▸ Stated problem
Starting with the first line of the data below, copy each line up to and including the one containing "const lineWidths = [7, 6, 6];". Pictures stay out.

▸ Data block
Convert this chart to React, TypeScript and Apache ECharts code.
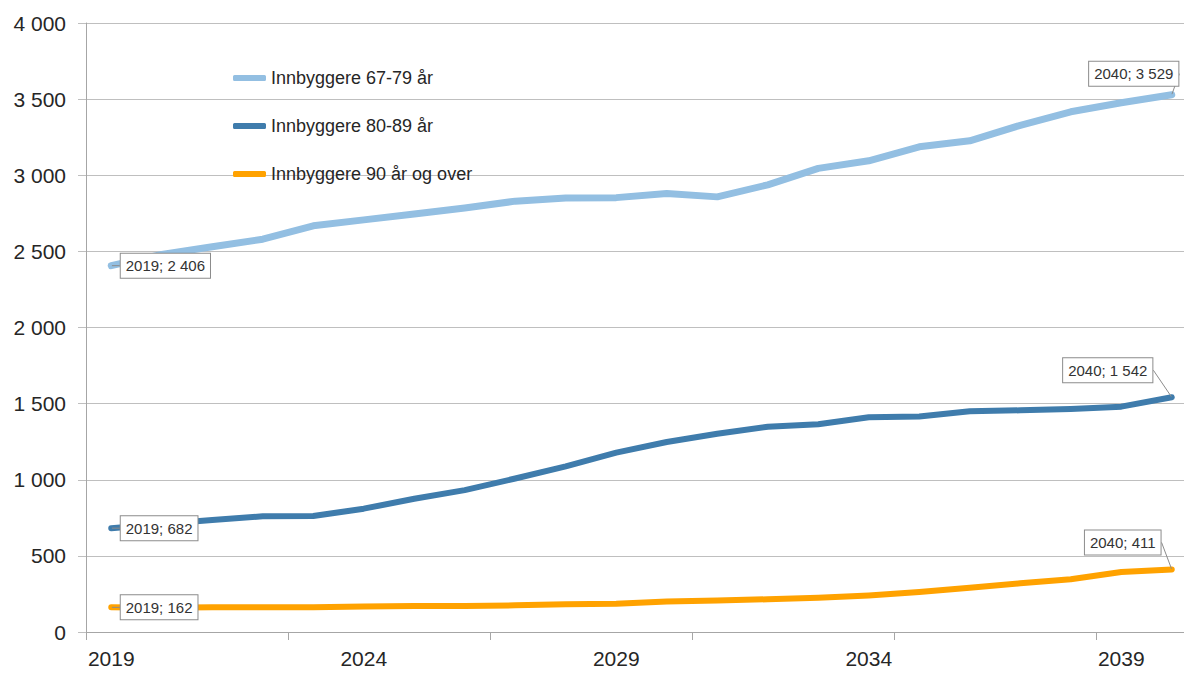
import React, { useEffect, useRef } from "react";
import * as echarts from "echarts";

const years = [
  "2019", "2020", "2021", "2022", "2023", "2024", "2025", "2026", "2027", "2028", "2029",
  "2030", "2031", "2032", "2033", "2034", "2035", "2036", "2037", "2038", "2039", "2040",
];
const age6779 = [2406, 2480, 2530, 2580, 2668, 2707, 2746, 2785, 2830, 2851, 2853, 2880, 2858, 2937, 3045, 3095, 3187, 3226, 3328, 3417, 3476, 3529];
const age8089 = [682, 710, 735, 760, 762, 810, 875, 932, 1008, 1088, 1178, 1248, 1302, 1348, 1365, 1410, 1416, 1450, 1456, 1465, 1480, 1542];
const age90 = [162, 160, 163, 162, 162, 168, 170, 170, 175, 182, 185, 200, 207, 215, 225, 240, 262, 290, 320, 347, 394, 411];
const seriesNames = ["Innbyggere 67-79 år", "Innbyggere 80-89 år", "Innbyggere 90 år og over"];
const seriesColors = ["#93bfe2", "#3f7cac", "#ffa200"];

const FONT = "'Liberation Sans', Arial, sans-serif";

function fmt(v: number): string {
  return String(v).replace(/\B(?=(\d{3})+(?!\d))/g, " ");
}

const labelBox = {
  show: true,
  fontFamily: FONT,
  fontSize: 15,
  color: "#333",
  backgroundColor: "#fff",
  borderColor: "#8c8c8c",
  borderWidth: 1,
  padding: [5, 5, 4, 5],
};

function buildData(values: number[]) {
  const last = values.length - 1;
  return values.map((v, i) => {
    if (i === 0) {
      return {
        value: v,
        label: {
          ...labelBox,
          position: "right",
          distance: 9,
          formatter: () => `${years[i]}; ${fmt(v)}`,
        },
      };
    }
    if (i === last) {
      return {
        value: v,
        label: {
          ...labelBox,
          position: "inside",
          formatter: () => `${years[i]}; ${fmt(v)}`,
        },
      };
    }
    return { value: v };
  });
}

const lastOffsets = [
  { dx: -38, dy: -21 },
  { dx: -64, dy: -27 },
  { dx: -49, dy: -27 },
];
const lineWidths = [7, 6, 6];

export default function App() {
  const ref = useRef<HTMLDivElement>(null);
  useEffect(() => {
    if (!ref.current) return;
    const chart = echarts.init(ref.current, undefined, { renderer: "svg" });
    const allValues = [age6779, age8089, age90];
    chart.setOption({
      animation: false,
      backgroundColor: "#fff",
      grid: { left: 86, right: 13, top: 23, bottom: 41 },
      legend: {
        data: seriesNames.map((n) => ({ name: n, icon: "roundRect" })),
        orient: "vertical",
        left: 233,
        top: 69,
        padding: 0,
        itemWidth: 33,
        itemHeight: 6,
        itemGap: 30,
        textStyle: { fontFamily: FONT, fontSize: 18, color: "#262626" },
      },
      xAxis: {
        type: "category",
        data: years,
        boundaryGap: true,
        axisLine: { lineStyle: { color: "#a6a6a6", width: 1 } },
        axisTick: { show: true, interval: 3, length: 8, lineStyle: { color: "#a6a6a6" } },
        axisLabel: { interval: 4, fontFamily: FONT, fontSize: 21, color: "#262626", margin: 16 },
        splitLine: { show: false },
      },
      yAxis: {
        type: "value",
        min: 0,
        max: 4000,
        interval: 500,
        axisLine: { show: true, lineStyle: { color: "#a6a6a6", width: 1 } },
        axisTick: { show: true, length: 8, lineStyle: { color: "#bfbfbf" } },
        splitLine: { show: true, lineStyle: { color: "#bfbfbf", width: 1 } },
        axisLabel: {
          fontFamily: FONT,
          fontSize: 21,
          color: "#262626",
          margin: 20,
          formatter: (v: number) => fmt(v),
        },
      },
      series: allValues.map((vals, s) => ({
        name: seriesNames[s],
        type: "line",
        data: buildData(vals),
        symbol: "circle",
        symbolSize: 1,
        showSymbol: true,
        itemStyle: { color: seriesColors[s] },
        lineStyle: { color: seriesColors[s], width: lineWidths[s], cap: "round", join: "round" },
        labelLine: { show: true, lineStyle: { color: "#8c8c8c", width: 1 } },
        labelLayout: (params: any) =>
          params.dataIndex === vals.length - 1 ? lastOffsets[s] : {},
        emphasis: { disabled: true },
        z: 3 - s,
      })),
    });
    return () => chart.dispose();
  }, []);
  return (
    <div
      style={{
        position: "fixed",
        left: 0,
        top: 0,
        width: 1184,
        height: 673,
        overflow: "hidden",
        background: "#fff",
      }}
    >
      <div ref={ref} style={{ width: 1210, height: 673 }} />
    </div>
  );
}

▸ Answer below
Convert this chart to React, TypeScript and Apache ECharts code.
import React, { useEffect, useRef } from "react";
import * as echarts from "echarts";

const years = [
  "2019", "2020", "2021", "2022", "2023", "2024", "2025", "2026", "2027", "2028", "2029",
  "2030", "2031", "2032", "2033", "2034", "2035", "2036", "2037", "2038", "2039", "2040",
];
const age6779 = [2406, 2480, 2530, 2580, 2668, 2707, 2746, 2785, 2830, 2851, 2853, 2880, 2858, 2937, 3045, 3095, 3187, 3226, 3328, 3417, 3476, 3529];
const age8089 = [682, 710, 735, 760, 762, 810, 875, 932, 1008, 1088, 1178, 1248, 1302, 1348, 1365, 1410, 1416, 1450, 1456, 1465, 1480, 1542];
const age90 = [162, 160, 163, 162, 162, 168, 170, 170, 175, 182, 185, 200, 207, 215, 225, 240, 262, 290, 320, 347, 394, 411];
const seriesNames = ["Innbyggere 67-79 år", "Innbyggere 80-89 år", "Innbyggere 90 år og over"];
const seriesColors = ["#93bfe2", "#3f7cac", "#ffa200"];

const FONT = "'Liberation Sans', Arial, sans-serif";

function fmt(v: number): string {
  return String(v).replace(/\B(?=(\d{3})+(?!\d))/g, " ");
}

const labelBox = {
  show: true,
  fontFamily: FONT,
  fontSize: 15,
  color: "#333",
  backgroundColor: "#fff",
  borderColor: "#8c8c8c",
  borderWidth: 1,
  padding: [5, 5, 4, 5],
};

function buildData(values: number[]) {
  const last = values.length - 1;
  return values.map((v, i) => {
    if (i === 0) {
      return {
        value: v,
        label: {
          ...labelBox,
          position: "right",
          distance: 9,
          formatter: () => `${years[i]}; ${fmt(v)}`,
        },
      };
    }
    if (i === last) {
      return {
        value: v,
        label: {
          ...labelBox,
          position: "inside",
          formatter: () => `${years[i]}; ${fmt(v)}`,
        },
      };
    }
    return { value: v };
  });
}

const lastOffsets = [
  { dx: -38, dy: -21 },
  { dx: -64, dy: -27 },
  { dx: -49, dy: -27 },
];
const lineWidths = [7, 6, 6];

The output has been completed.